* **Written problem**
Reproduce all of the material word for word.

* **Collected material**
::::

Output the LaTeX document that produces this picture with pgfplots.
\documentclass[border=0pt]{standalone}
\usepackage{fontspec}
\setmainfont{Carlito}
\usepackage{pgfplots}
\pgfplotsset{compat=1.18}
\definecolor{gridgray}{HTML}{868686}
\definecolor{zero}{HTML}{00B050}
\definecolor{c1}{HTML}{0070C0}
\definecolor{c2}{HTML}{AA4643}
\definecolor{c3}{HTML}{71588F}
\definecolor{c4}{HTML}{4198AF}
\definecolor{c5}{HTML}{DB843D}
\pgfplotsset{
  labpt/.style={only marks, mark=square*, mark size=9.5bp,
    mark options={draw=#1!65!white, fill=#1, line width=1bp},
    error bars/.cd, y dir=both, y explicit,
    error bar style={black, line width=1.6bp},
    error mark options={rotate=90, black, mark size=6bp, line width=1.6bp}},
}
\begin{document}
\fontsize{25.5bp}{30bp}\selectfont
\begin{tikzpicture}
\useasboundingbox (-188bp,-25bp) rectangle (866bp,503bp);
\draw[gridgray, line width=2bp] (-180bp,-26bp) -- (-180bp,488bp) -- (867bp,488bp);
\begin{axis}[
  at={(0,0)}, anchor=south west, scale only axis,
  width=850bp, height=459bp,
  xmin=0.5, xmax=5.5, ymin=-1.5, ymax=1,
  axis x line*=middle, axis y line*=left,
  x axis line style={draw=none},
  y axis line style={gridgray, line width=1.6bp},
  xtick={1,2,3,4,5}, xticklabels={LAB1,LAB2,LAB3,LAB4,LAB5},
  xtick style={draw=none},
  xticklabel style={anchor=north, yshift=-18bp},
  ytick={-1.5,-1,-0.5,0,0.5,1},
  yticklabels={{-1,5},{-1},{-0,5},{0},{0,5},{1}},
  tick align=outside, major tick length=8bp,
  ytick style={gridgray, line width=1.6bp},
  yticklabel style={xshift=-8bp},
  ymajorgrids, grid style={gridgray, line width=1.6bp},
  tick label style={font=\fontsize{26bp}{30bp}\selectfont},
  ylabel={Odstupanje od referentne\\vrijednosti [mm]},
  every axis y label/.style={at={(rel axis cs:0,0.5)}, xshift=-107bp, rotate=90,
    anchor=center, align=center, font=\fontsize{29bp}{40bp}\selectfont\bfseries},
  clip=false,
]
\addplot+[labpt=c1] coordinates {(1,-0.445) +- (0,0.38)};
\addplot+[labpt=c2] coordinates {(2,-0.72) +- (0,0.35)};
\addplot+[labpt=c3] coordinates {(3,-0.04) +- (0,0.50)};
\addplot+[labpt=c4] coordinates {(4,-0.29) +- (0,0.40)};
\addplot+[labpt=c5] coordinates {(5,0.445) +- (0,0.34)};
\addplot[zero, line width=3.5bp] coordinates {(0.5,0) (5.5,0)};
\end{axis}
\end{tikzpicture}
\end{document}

::::

* **Solution below**
Output the LaTeX document that produces this picture with pgfplots.
\documentclass[border=0pt]{standalone}
\usepackage{fontspec}
\setmainfont{Carlito}
\usepackage{pgfplots}
\pgfplotsset{compat=1.18}
\definecolor{gridgray}{HTML}{868686}
\definecolor{zero}{HTML}{00B050}
\definecolor{c1}{HTML}{0070C0}
\definecolor{c2}{HTML}{AA4643}
\definecolor{c3}{HTML}{71588F}
\definecolor{c4}{HTML}{4198AF}
\definecolor{c5}{HTML}{DB843D}
\pgfplotsset{
  labpt/.style={only marks, mark=square*, mark size=9.5bp,
    mark options={draw=#1!65!white, fill=#1, line width=1bp},
    error bars/.cd, y dir=both, y explicit,
    error bar style={black, line width=1.6bp},
    error mark options={rotate=90, black, mark size=6bp, line width=1.6bp}},
}
\begin{document}
\fontsize{25.5bp}{30bp}\selectfont
\begin{tikzpicture}
\useasboundingbox (-188bp,-25bp) rectangle (866bp,503bp);
\draw[gridgray, line width=2bp] (-180bp,-26bp) -- (-180bp,488bp) -- (867bp,488bp);
\begin{axis}[
  at={(0,0)}, anchor=south west, scale only axis,
  width=850bp, height=459bp,
  xmin=0.5, xmax=5.5, ymin=-1.5, ymax=1,
  axis x line*=middle, axis y line*=left,
  x axis line style={draw=none},
  y axis line style={gridgray, line width=1.6bp},
  xtick={1,2,3,4,5}, xticklabels={LAB1,LAB2,LAB3,LAB4,LAB5},
  xtick style={draw=none},
  xticklabel style={anchor=north, yshift=-18bp},
  ytick={-1.5,-1,-0.5,0,0.5,1},
  yticklabels={{-1,5},{-1},{-0,5},{0},{0,5},{1}},
  tick align=outside, major tick length=8bp,
  ytick style={gridgray, line width=1.6bp},
  yticklabel style={xshift=-8bp},
  ymajorgrids, grid style={gridgray, line width=1.6bp},
  tick label style={font=\fontsize{26bp}{30bp}\selectfont},
  ylabel={Odstupanje od referentne\\vrijednosti [mm]},
  every axis y label/.style={at={(rel axis cs:0,0.5)}, xshift=-107bp, rotate=90,
    anchor=center, align=center, font=\fontsize{29bp}{40bp}\selectfont\bfseries},
  clip=false,
]
\addplot+[labpt=c1] coordinates {(1,-0.445) +- (0,0.38)};
\addplot+[labpt=c2] coordinates {(2,-0.72) +- (0,0.35)};
\addplot+[labpt=c3] coordinates {(3,-0.04) +- (0,0.50)};
\addplot+[labpt=c4] coordinates {(4,-0.29) +- (0,0.40)};
\addplot+[labpt=c5] coordinates {(5,0.445) +- (0,0.34)};
\addplot[zero, line width=3.5bp] coordinates {(0.5,0) (5.5,0)};
\end{axis}
\end{tikzpicture}
\end{document}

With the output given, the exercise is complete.